Added together, these problems indicate traditional dilemma zone protection can create issues with safety and efficiency: some cars that need protection don’t get it; and some cars that don’t need it due to their speed receive it anyway.
To solve these problems, let’s look at what the key metric for dilemma zone protection should be. Since the available resource to control is expressed in time — remaining green time + yellow time — vehicle analysis should also be done using time: how many seconds will it take for each vehicle to arrive at the intersection, based on their current location and speed?

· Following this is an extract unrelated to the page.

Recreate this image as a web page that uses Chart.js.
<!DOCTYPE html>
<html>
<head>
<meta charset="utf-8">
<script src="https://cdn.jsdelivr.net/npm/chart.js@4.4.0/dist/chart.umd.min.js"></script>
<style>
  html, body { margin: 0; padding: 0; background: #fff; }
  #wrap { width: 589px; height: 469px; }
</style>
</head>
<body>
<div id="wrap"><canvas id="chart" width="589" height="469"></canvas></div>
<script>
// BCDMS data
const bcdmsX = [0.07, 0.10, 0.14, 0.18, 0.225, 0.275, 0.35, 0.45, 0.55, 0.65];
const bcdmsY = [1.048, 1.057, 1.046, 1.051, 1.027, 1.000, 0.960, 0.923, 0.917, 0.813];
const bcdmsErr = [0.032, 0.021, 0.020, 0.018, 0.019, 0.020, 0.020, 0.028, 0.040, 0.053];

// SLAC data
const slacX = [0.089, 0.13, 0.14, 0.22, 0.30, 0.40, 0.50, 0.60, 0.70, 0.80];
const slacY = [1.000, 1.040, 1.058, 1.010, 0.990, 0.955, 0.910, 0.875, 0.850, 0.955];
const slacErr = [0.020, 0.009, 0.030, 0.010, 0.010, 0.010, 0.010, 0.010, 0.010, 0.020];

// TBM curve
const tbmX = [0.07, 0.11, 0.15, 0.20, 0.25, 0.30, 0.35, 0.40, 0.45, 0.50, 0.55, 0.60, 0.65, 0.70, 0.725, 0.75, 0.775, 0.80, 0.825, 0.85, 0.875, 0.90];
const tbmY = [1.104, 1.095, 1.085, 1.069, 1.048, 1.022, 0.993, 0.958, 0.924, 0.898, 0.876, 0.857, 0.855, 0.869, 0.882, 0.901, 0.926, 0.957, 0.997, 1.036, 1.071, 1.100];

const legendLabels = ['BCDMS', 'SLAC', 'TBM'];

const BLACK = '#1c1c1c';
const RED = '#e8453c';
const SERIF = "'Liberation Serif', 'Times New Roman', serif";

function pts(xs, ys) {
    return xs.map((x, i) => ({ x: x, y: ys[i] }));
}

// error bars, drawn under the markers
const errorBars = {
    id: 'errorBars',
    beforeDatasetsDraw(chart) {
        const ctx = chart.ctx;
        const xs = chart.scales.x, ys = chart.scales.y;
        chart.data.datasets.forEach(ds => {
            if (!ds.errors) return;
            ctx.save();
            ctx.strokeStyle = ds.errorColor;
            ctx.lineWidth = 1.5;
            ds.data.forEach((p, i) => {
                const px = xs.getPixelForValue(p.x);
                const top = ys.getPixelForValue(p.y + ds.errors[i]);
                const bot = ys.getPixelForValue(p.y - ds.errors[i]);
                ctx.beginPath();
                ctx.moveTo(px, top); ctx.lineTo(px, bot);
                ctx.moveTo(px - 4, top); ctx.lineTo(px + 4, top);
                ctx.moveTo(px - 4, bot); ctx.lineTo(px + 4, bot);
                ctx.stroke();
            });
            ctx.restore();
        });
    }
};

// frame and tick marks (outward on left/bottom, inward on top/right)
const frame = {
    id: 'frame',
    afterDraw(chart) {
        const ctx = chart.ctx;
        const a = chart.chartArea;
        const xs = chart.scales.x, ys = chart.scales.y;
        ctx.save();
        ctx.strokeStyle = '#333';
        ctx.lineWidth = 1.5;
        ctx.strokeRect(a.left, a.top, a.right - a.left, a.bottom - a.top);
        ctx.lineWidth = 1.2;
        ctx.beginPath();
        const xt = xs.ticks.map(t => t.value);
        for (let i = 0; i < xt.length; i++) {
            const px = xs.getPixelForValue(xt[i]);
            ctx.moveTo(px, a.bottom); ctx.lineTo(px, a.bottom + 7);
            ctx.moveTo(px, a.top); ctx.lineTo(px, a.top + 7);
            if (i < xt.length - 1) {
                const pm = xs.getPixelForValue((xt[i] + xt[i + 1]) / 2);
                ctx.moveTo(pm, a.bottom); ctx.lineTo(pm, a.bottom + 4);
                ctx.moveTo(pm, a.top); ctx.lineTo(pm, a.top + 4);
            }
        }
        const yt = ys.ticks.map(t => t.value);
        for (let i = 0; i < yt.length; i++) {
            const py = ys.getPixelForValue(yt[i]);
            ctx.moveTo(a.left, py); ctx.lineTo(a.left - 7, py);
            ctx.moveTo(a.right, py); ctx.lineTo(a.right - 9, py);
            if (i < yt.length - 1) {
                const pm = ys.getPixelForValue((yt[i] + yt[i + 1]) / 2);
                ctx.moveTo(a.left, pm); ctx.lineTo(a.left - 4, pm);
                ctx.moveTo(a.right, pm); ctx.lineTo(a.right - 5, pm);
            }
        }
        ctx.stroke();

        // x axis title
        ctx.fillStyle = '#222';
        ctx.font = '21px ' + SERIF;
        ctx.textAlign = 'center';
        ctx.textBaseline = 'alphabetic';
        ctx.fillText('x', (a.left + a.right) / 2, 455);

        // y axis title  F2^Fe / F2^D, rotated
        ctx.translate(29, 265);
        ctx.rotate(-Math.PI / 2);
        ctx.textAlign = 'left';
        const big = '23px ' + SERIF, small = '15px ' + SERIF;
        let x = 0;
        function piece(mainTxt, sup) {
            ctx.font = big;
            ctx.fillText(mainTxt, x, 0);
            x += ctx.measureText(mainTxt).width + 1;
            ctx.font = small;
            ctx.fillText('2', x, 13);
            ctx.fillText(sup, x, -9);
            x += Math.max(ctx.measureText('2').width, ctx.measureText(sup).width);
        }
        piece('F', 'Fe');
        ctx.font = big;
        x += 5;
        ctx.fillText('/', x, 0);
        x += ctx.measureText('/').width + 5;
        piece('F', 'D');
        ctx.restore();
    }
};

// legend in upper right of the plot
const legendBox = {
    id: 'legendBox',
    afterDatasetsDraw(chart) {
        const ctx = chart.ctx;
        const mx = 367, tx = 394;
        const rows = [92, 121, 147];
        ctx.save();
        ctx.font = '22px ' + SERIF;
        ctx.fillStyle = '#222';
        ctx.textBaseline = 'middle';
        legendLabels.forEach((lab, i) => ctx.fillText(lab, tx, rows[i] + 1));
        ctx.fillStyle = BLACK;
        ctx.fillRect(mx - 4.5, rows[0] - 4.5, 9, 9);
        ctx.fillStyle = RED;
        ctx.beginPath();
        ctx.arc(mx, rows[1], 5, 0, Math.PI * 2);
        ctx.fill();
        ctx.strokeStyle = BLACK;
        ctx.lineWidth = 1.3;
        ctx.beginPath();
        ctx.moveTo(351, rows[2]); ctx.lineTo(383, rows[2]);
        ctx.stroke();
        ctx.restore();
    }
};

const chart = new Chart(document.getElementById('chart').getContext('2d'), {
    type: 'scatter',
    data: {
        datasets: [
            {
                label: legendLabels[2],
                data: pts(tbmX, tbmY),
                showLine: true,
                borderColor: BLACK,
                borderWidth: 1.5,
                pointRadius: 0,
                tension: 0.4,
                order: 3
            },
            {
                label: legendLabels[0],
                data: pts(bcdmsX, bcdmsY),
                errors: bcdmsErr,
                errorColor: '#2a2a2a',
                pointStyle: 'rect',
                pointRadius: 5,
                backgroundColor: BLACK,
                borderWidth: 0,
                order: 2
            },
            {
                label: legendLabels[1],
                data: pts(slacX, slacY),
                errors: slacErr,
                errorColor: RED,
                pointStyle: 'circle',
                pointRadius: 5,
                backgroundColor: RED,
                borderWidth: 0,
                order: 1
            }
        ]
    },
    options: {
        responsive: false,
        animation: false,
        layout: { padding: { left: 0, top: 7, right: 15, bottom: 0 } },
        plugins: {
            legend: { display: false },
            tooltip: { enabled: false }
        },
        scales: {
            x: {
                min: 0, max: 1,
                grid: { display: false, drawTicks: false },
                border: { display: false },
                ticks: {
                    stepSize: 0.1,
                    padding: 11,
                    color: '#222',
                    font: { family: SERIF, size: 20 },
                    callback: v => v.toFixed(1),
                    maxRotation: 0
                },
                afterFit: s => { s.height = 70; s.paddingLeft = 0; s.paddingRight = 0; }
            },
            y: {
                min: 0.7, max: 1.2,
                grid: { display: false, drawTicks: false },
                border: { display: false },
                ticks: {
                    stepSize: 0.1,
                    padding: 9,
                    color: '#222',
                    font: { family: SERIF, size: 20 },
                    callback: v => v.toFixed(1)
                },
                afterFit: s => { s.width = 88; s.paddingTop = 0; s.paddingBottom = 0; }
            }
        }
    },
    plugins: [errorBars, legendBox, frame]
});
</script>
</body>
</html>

In reality, each vehicle has their own individual dilemma zone based on their unique speed and distance. Therefore, the key to providing accurate dilemma zone protection lies in recognizing individual dilemma zones without generalizations which simultaneously over- and under-protect different vehicles. Tracking how long vehicles will take to arrive at the intersection at their current speeds allows technicians to create a suitable dilemma zone range — say, three to five seconds — and then constantly compare vehicle ETA to that figure, taking into account speed changes as vehicles approach the intersection.

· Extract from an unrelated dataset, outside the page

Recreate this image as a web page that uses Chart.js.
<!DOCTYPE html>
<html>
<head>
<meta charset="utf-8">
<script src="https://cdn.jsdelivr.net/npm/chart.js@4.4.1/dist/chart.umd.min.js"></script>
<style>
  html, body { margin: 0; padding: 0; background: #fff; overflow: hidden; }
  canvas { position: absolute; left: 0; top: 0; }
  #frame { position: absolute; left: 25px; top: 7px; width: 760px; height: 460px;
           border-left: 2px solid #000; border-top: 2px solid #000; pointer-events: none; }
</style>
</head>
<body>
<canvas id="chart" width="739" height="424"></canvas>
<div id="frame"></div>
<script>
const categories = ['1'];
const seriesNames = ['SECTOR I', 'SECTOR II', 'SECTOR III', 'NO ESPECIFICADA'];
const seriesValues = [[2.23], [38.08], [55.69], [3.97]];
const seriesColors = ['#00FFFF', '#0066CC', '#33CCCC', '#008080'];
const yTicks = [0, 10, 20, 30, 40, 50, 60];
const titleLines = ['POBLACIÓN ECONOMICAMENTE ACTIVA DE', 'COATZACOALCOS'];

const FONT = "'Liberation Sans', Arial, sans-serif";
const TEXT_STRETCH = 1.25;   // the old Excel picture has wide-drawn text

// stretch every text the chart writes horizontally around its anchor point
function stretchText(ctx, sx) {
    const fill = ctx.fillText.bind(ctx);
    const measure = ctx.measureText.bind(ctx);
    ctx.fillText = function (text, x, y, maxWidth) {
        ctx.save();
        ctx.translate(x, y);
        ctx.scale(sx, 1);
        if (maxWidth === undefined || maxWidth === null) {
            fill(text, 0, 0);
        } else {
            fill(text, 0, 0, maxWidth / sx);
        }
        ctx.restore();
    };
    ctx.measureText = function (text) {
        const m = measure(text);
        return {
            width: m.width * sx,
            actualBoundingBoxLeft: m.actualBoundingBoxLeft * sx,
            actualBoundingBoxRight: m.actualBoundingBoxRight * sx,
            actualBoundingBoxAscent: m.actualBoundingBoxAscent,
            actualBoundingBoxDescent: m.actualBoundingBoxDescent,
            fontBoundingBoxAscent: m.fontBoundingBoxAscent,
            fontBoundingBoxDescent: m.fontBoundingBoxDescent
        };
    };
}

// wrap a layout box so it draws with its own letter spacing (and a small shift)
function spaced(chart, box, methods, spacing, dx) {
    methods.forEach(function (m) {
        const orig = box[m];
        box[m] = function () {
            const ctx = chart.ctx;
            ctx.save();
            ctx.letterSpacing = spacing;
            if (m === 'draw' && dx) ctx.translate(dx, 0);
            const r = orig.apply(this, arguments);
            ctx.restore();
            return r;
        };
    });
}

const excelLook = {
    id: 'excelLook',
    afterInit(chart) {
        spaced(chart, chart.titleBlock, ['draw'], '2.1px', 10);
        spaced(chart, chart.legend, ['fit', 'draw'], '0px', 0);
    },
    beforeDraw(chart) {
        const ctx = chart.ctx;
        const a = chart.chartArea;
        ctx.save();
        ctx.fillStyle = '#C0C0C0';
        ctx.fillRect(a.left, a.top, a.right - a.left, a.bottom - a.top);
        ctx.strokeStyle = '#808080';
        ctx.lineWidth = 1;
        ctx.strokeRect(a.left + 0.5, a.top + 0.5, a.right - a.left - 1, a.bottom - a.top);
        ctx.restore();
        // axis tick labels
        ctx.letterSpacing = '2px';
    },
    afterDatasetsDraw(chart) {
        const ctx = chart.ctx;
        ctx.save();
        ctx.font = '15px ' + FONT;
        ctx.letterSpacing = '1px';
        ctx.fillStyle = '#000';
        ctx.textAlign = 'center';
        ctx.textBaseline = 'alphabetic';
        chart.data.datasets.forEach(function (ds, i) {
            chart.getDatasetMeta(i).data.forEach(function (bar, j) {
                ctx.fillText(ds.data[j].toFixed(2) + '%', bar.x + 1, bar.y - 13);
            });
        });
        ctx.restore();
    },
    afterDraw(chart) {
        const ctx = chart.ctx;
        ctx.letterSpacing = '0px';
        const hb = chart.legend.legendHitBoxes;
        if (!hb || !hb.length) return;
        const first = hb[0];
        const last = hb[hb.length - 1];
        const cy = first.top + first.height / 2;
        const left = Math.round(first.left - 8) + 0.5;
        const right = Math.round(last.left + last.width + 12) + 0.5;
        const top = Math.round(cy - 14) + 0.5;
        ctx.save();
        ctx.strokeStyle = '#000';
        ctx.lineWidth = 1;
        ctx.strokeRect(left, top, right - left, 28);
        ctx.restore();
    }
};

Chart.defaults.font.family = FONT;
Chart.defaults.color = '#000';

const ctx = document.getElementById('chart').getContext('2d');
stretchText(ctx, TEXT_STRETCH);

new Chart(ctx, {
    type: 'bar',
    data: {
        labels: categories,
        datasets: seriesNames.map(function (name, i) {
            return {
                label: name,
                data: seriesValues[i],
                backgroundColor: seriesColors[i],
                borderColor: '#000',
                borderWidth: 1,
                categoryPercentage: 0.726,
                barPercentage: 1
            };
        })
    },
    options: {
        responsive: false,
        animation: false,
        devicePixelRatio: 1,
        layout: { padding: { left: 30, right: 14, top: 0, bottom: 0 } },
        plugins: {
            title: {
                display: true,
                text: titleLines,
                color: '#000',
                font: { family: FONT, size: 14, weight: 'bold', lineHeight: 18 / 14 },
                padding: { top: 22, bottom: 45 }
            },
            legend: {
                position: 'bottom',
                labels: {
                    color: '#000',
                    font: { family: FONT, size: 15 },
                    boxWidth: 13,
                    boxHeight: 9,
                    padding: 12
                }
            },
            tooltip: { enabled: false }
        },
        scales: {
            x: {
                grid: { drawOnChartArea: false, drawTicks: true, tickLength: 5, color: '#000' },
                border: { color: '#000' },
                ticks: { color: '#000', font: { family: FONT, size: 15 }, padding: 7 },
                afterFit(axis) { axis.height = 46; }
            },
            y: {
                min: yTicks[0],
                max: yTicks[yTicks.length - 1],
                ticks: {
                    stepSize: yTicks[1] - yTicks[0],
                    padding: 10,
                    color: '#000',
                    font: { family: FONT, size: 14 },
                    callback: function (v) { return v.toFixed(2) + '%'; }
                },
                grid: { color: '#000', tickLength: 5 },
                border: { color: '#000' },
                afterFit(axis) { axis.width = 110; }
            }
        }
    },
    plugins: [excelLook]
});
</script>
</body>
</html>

ETA is the most direct and useful metric for considering dilemma zone behavior. From the 2006 research paper Analysis of Dilemma Zone Driver Behavior at Signalized Intersections (Gates, Tim J., Noyce, David A., and Laracuente, Luis; University of Wisconsin–Madison), the authors note: “…the estimated travel time to the intersection at the start of the yellow interval was found to have, by far, the strongest effect on a driver’s likelihood to stop versus go through the intersection.”
Providing dilemma zone protection using ETA rather than speed or distance reflects the reality of vehicular travel: the zone in which faster vehicles should be protected is farther away from the intersection than slower vehicles because of the difference in speed.
Guesswork based on point speeds from a fixed location won’t take into account changes in speed, unless the ETA is being constantly updated at the same time.
Using dynamic ETA tracking, advance detection can protect the dilemma zone for cars travelling at any speed, not just at “typical” speeds in the middle of arbitrarily-chosen percentage boundaries. Each vehicle can have its individual dilemma zone calculated on the fly based on their expected arrival at the intersection — regardless of speed and location — and that value is updated as the vehicle changes speed throughout the detection zone.
Dynamic ETA tracking provides more accurate dilemma zone protection while also preventing the overprotection problem listed above. Each vehicle is protected only for the ETA boundaries that require it; otherwise, it is ignored, leading to more identifiable gap-out opportunities between vehicles. Intersections become both safer and more efficient; although dynamic ETA tracking won’t eliminate the tough dilemma zone decisions drivers may face, it will give drivers in the dilemma zone that extra second of travel to make the decision easier without disrupting the efficiency on side-streets or causing awkward max-out phase changes that can leave vehicles in difficult situations anyway.